One common view of California from the Heartland/Midwest/flyover county is that it is a liberal state that leads the way in many social problems. But historically, Orange County has been a bastion of conservatism (see Suburban Warriors about the rise of political conservatism in Orange County after World War II) and can still be considered conservative today even with an influx of immigrants:

Analysts, however, say the county’s loyalty to convention is not due to a push to maintain its image as a pillar of social conservatism. Instead, they point to the bustling Latino commercial districts in Santa Ana, the Vietnamese American coffee shops in Garden Grove and the halal butchers in Anaheim — to an influx of immigrants who have imported the old-fashioned family structures of their homelands.

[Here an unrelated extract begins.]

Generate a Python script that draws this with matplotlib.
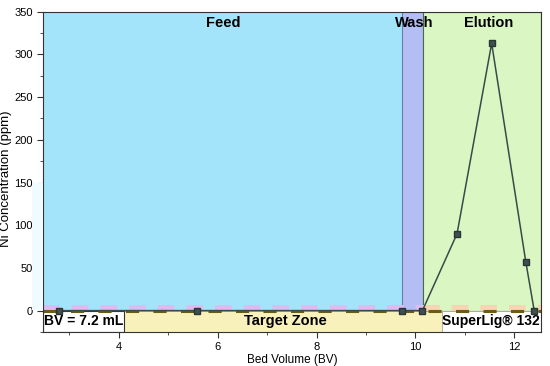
import matplotlib
matplotlib.use("Agg")
import matplotlib.pyplot as plt
from matplotlib.ticker import MultipleLocator
from matplotlib.patches import Rectangle

plt.rcParams['font.family'] = ['Liberation Sans', 'DejaVu Sans']

# Data
bed_volume = [2.79, 5.58, 9.73, 10.14, 10.84, 11.54, 12.23, 12.40]
ni_ppm = [0, 0, 0, 0, 90, 313, 57, 0]

# Zones (BV)
x_min, x_max = 2.48, 12.53
feed_end = 9.72
wash_end = 10.16
target_start, target_end = 4.1, 10.53
y_min, y_max = -25, 350

fig = plt.figure(figsize=(5.5, 3.66), dpi=100)
ax = fig.add_axes([0.079, 0.093, 0.904, 0.875])

# faint strip left of the axis
fig.patches.append(Rectangle((32 / 550, (366 - 310) / 366), 11 / 550, 127 / 366,
                             transform=fig.transFigure, facecolor='#effbfe', lw=0, zorder=0))

yfrac = (0 - y_min) / (y_max - y_min)
# background zones
ax.axvspan(x_min, feed_end, ymin=yfrac, ymax=1, color='#a3e4fb', lw=0, zorder=0)
ax.axvspan(feed_end, wash_end, ymin=yfrac, ymax=1, facecolor='#b5bdf5', edgecolor='#6a7fa0', lw=0.8, zorder=0)
ax.axvspan(wash_end, x_max, ymin=yfrac, ymax=1, facecolor='#daf6c3', edgecolor='#4a6a4a', lw=0.8, zorder=0)

# bottom band
ax.axvspan(target_start, target_end, ymin=0, ymax=yfrac, facecolor='#f8f1bb', edgecolor='#b5ae80', lw=0.6, zorder=0)
ax.axvspan(x_min, target_start, ymin=0, ymax=yfrac, facecolor='white', edgecolor='#333333', lw=0.8, zorder=0)
ax.axvspan(target_end, x_max, ymin=0, ymax=yfrac, facecolor='white', edgecolor='#aaaaaa', lw=0.6, zorder=0)

# faint dashed bands above zero
ax.plot([x_min, wash_end], [3.5, 3.5], color='#dcbcf0', lw=4.3, dashes=(2.8, 2.0), zorder=1, solid_capstyle='butt')
ax.plot([wash_end, x_max], [3.5, 3.5], color='#f6d4b4', lw=4.3, dashes=(2.8, 2.0), zorder=1, solid_capstyle='butt')

# dashed olive zero line
ax.axhline(0, color='#6b5c12', lw=2.2, dashes=(4.3, 4.7), zorder=2)

# main series
ax.plot(bed_volume, ni_ppm, color='#3a4a4a', lw=1.1, marker='s', ms=5,
        mfc='#3f5050', mec='#2a3535', zorder=3)

ax.set_xlim(x_min, x_max)
ax.set_ylim(y_min, y_max)
ax.set_yticks([0, 50, 100, 150, 200, 250, 300, 350])
ax.yaxis.set_minor_locator(MultipleLocator(25))
ax.set_xticks([4, 6, 8, 10, 12])
ax.xaxis.set_minor_locator(MultipleLocator(1))
ax.tick_params(axis='both', which='major', labelsize=8, length=4, width=0.8, direction='out', colors='#333333', labelcolor='black')
ax.tick_params(axis='both', which='minor', length=2.5, width=0.6, direction='out', colors='#333333')
for s in ax.spines.values():
    s.set_color('#333333')
    s.set_linewidth(0.8)

ax.set_xlabel('Bed Volume (BV)', fontsize=8.5, labelpad=1)
ax.set_ylabel('Ni Concentration (ppm)', fontsize=9.5, va='center')
ax.yaxis.set_label_coords(-0.075, 0.478)

# zone labels
ax.text(6.12, 337, 'Feed', fontsize=10.5, fontweight='bold', ha='center', va='center')
ax.text(9.97, 337, 'Wash', fontsize=10.5, fontweight='bold', ha='center', va='center')
ax.text(11.47, 337, 'Elution', fontsize=10.5, fontweight='bold', ha='center', va='center')

ax.text((x_min + target_start) / 2, -12.5, 'BV = 7.2 mL', fontsize=10, fontweight='bold', ha='center', va='center')
ax.text((target_start + target_end) / 2 + 0.05, -12.5, 'Target Zone', fontsize=10.5, fontweight='bold', ha='center', va='center')
ax.text((target_end + x_max) / 2, -12.5, 'SuperLig® 132', fontsize=10, fontweight='bold', ha='center', va='center')

fig.savefig('out.png', dpi=100)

Orange County’s ethnic enclaves are founded on religious and cultural values that include strong family ties, said Jack Bedell, a sociology professor at Cal State Fullerton…

Orange County, home to 3 million people, has the lowest percentage of single-parent households of any county in Southern California, according to a Times analysis of U.S. Census Bureau figures, as well as the lowest percentage of households occupied by opposite-sex unmarried couples.

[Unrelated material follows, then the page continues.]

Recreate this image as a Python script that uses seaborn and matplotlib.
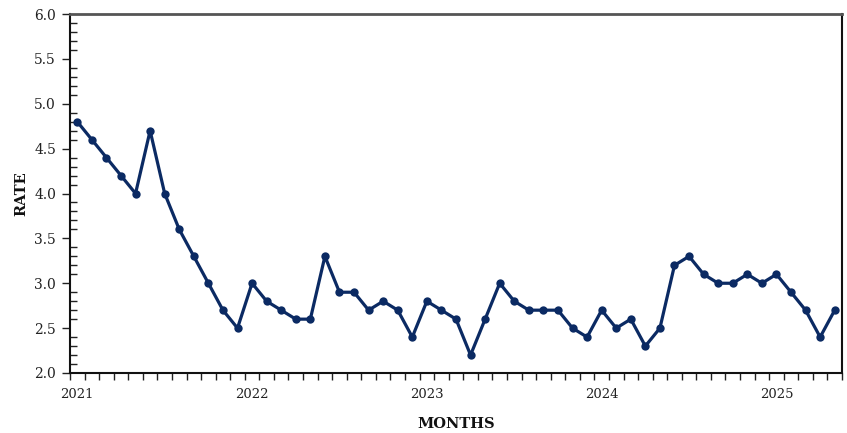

It also has one of the lowest percentages of same-sex households and has retained one of the highest percentages in the region of nuclear-family households — those with a married man and woman who are raising children under age 18.

The article suggests that traditional family arrangements are declining in Orange County, just at a slower rate than other places. What I find most interesting is that the article makes no reference to political parties but rather stresses moral values or “family values.” How do “family values,” particularly among immigrants, match up or conflict with “social values”? Do these immigrants vote more for Democrat or Republican candidates?